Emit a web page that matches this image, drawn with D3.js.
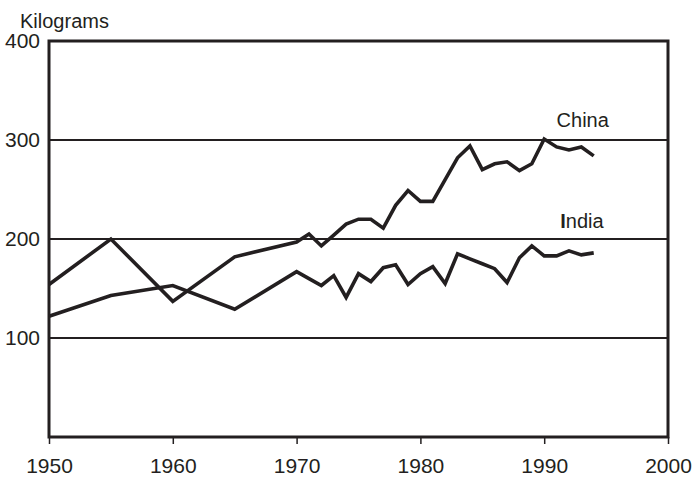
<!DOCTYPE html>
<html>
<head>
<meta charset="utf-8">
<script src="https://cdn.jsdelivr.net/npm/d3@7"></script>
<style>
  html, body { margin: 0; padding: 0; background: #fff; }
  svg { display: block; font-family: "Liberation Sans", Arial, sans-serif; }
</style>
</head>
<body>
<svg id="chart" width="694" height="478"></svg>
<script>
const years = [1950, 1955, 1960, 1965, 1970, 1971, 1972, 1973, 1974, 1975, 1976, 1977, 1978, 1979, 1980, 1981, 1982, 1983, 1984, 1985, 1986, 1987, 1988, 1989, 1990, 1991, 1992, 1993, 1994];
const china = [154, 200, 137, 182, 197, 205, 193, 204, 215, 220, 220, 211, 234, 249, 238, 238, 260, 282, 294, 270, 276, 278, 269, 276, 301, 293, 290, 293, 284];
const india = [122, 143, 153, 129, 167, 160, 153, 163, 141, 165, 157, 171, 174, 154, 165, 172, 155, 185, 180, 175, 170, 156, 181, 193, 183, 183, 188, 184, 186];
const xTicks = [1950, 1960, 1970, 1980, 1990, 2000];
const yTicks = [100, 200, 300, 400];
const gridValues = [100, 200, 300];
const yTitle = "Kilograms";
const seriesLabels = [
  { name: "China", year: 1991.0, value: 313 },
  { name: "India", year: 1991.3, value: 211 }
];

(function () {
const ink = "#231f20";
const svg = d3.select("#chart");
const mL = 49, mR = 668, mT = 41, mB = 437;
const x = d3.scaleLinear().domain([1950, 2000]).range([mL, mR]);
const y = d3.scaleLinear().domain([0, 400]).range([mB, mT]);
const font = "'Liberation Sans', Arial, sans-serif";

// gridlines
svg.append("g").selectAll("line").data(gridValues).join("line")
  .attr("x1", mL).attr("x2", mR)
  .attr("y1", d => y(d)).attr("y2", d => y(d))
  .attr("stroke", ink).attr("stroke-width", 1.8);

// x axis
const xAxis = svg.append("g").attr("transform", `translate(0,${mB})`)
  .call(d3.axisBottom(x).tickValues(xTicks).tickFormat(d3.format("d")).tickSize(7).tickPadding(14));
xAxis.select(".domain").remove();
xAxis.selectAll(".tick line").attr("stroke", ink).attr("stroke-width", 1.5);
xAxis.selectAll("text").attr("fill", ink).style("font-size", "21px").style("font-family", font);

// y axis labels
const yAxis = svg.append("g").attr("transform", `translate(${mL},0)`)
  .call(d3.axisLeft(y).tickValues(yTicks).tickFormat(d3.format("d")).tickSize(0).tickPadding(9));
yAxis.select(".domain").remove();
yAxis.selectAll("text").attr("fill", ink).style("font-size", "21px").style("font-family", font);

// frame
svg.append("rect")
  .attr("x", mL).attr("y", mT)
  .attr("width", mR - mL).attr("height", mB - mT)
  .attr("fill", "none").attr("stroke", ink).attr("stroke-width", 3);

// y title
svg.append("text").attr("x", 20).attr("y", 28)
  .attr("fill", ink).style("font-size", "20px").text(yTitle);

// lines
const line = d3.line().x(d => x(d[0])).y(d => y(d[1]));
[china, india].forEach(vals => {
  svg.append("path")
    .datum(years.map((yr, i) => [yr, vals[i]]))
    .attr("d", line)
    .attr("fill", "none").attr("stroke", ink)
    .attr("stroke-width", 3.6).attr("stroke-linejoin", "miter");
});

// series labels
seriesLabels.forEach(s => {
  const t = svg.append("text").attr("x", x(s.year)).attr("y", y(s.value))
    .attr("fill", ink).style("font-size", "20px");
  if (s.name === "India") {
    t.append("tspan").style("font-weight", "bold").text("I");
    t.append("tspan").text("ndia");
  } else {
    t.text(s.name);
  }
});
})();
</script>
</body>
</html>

- [REQUIRED WORK]
Every line of the material is to be quoted exactly, with no pictures carried over.

- [EXPECTED ANSWER]
Emit a web page that matches this image, drawn with D3.js.
<!DOCTYPE html>
<html>
<head>
<meta charset="utf-8">
<script src="https://cdn.jsdelivr.net/npm/d3@7"></script>
<style>
  html, body { margin: 0; padding: 0; background: #fff; }
  svg { display: block; font-family: "Liberation Sans", Arial, sans-serif; }
</style>
</head>
<body>
<svg id="chart" width="694" height="478"></svg>
<script>
const years = [1950, 1955, 1960, 1965, 1970, 1971, 1972, 1973, 1974, 1975, 1976, 1977, 1978, 1979, 1980, 1981, 1982, 1983, 1984, 1985, 1986, 1987, 1988, 1989, 1990, 1991, 1992, 1993, 1994];
const china = [154, 200, 137, 182, 197, 205, 193, 204, 215, 220, 220, 211, 234, 249, 238, 238, 260, 282, 294, 270, 276, 278, 269, 276, 301, 293, 290, 293, 284];
const india = [122, 143, 153, 129, 167, 160, 153, 163, 141, 165, 157, 171, 174, 154, 165, 172, 155, 185, 180, 175, 170, 156, 181, 193, 183, 183, 188, 184, 186];
const xTicks = [1950, 1960, 1970, 1980, 1990, 2000];
const yTicks = [100, 200, 300, 400];
const gridValues = [100, 200, 300];
const yTitle = "Kilograms";
const seriesLabels = [
  { name: "China", year: 1991.0, value: 313 },
  { name: "India", year: 1991.3, value: 211 }
];

(function () {
const ink = "#231f20";
const svg = d3.select("#chart");
const mL = 49, mR = 668, mT = 41, mB = 437;
const x = d3.scaleLinear().domain([1950, 2000]).range([mL, mR]);
const y = d3.scaleLinear().domain([0, 400]).range([mB, mT]);
const font = "'Liberation Sans', Arial, sans-serif";

// gridlines
svg.append("g").selectAll("line").data(gridValues).join("line")
  .attr("x1", mL).attr("x2", mR)
  .attr("y1", d => y(d)).attr("y2", d => y(d))
  .attr("stroke", ink).attr("stroke-width", 1.8);

// x axis
const xAxis = svg.append("g").attr("transform", `translate(0,${mB})`)
  .call(d3.axisBottom(x).tickValues(xTicks).tickFormat(d3.format("d")).tickSize(7).tickPadding(14));
xAxis.select(".domain").remove();
xAxis.selectAll(".tick line").attr("stroke", ink).attr("stroke-width", 1.5);
xAxis.selectAll("text").attr("fill", ink).style("font-size", "21px").style("font-family", font);

// y axis labels
const yAxis = svg.append("g").attr("transform", `translate(${mL},0)`)
  .call(d3.axisLeft(y).tickValues(yTicks).tickFormat(d3.format("d")).tickSize(0).tickPadding(9));
yAxis.select(".domain").remove();
yAxis.selectAll("text").attr("fill", ink).style("font-size", "21px").style("font-family", font);

// frame
svg.append("rect")
  .attr("x", mL).attr("y", mT)
  .attr("width", mR - mL).attr("height", mB - mT)
  .attr("fill", "none").attr("stroke", ink).attr("stroke-width", 3);

// y title
svg.append("text").attr("x", 20).attr("y", 28)
  .attr("fill", ink).style("font-size", "20px").text(yTitle);

// lines
const line = d3.line().x(d => x(d[0])).y(d => y(d[1]));
[china, india].forEach(vals => {
  svg.append("path")
    .datum(years.map((yr, i) => [yr, vals[i]]))
    .attr("d", line)
    .attr("fill", "none").attr("stroke", ink)
    .attr("stroke-width", 3.6).attr("stroke-linejoin", "miter");
});

// series labels
seriesLabels.forEach(s => {
  const t = svg.append("text").attr("x", x(s.year)).attr("y", y(s.value))
    .attr("fill", ink).style("font-size", "20px");
  if (s.name === "India") {
    t.append("tspan").style("font-weight", "bold").text("I");
    t.append("tspan").text("ndia");
  } else {
    t.text(s.name);
  }
});
})();
</script>
</body>
</html>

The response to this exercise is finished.